WASHINGTON — One hundred and thirty years after passage of the Chinese Exclusion Act, the House on Monday expressed its regret for enacting discriminatory laws targeting Chinese immigrants.
The rare apology came on a resolution sponsored by Rep. Judy Chu (D-Calif.), the first Chinese American woman elected to Congress.
“This is a proud moment for all Americans who treasure justice and equality,’’ said Carolyn Hong Chan, national president of the Chinese American Citizens Alliance.
Chu, whose grandfather was forced to register and carry a certificate of residence for about 40 years because of the laws, told House colleagues Monday: “It is for my grandfather and for all Chinese Americans who were told for six decades by the U.S. government that the land of the free wasn’t open to them that we must pass this resolution.
“We must finally and formally acknowledge these ugly laws that were incompatible with America’s founding principles,” she added. “By doing so, we will acknowledge that discrimination has no place in our society.”

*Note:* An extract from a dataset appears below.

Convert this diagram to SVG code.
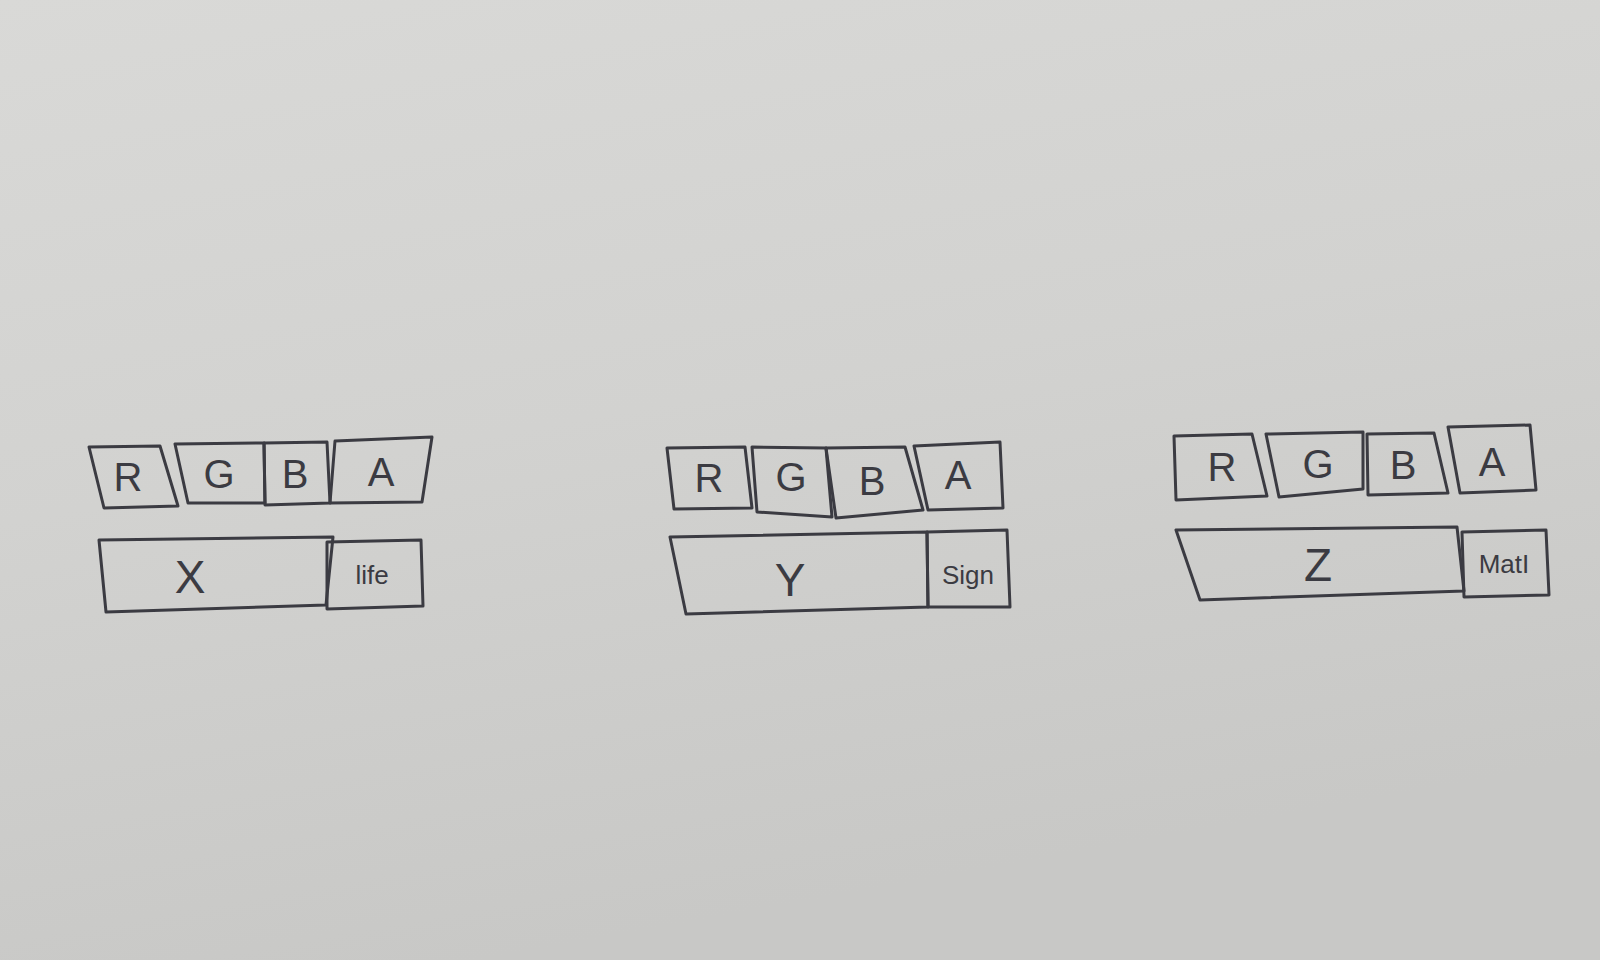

The Senate approved a similar resolution last fall.
“It’s a very significant day for the Chinese American community,’’ said Martin Gold, a Washington, D.C., lobbyist who volunteered his services to Chinese American groups to help win passage of the resolution.
“It’s a point of closure,’’ he added, noting that many Chinese Americans have personal stories about family members affected by anti-Chinese laws.
The vote came after Chu revised the resolution to specify that nothing in it should be construed as support for reparations.
Chu was approached by a coalition of Chinese American groups to introduce the resolution shortly after her election to the House in 2009. The resolution made it to the House floor after Chinese Americans stepped up efforts to persuade their representatives to support the measure.
“It took a nationwide effort,’’ she said in an interview.
To call attention to the resolution, she recently held a news conference at the downtown Los Angeles site of the 1871 Chinese Massacre, in which 19 Chinese were killed by a mob of about 500.
Between 1879 and 1904, Congress passed a number of laws targeting Chinese immigrants, including the Chinese Exclusion Act of 1882, signed by President Arthur. It barred Chinese laborers from entering the country for a decade (and later extended) and denied U.S. citizenship to Chinese immigrants already here. The law was repealed in 1943 after China became a U.S. ally in World War II.
In 2009, California issued a similar apology for the state’s discrimination against Chinese immigrants.
Congress has issued similar apologies before, but they are rare.
In 1993, Congress apologized to Hawaiians for the U.S.-led overthrow of their monarchy in 1893.
In 1988, President Reagan signed legislation providing $1.25 billion, or $20,000 each, in reparations and a formal apology for Japanese Americans interned during World War II.
In 2008, the House issued an apology to African Americans “on behalf of the people of the United States, for the wrongs committed against them and their ancestors who suffered under slavery and Jim Crow.” The Senate passed a similar resolution a year later.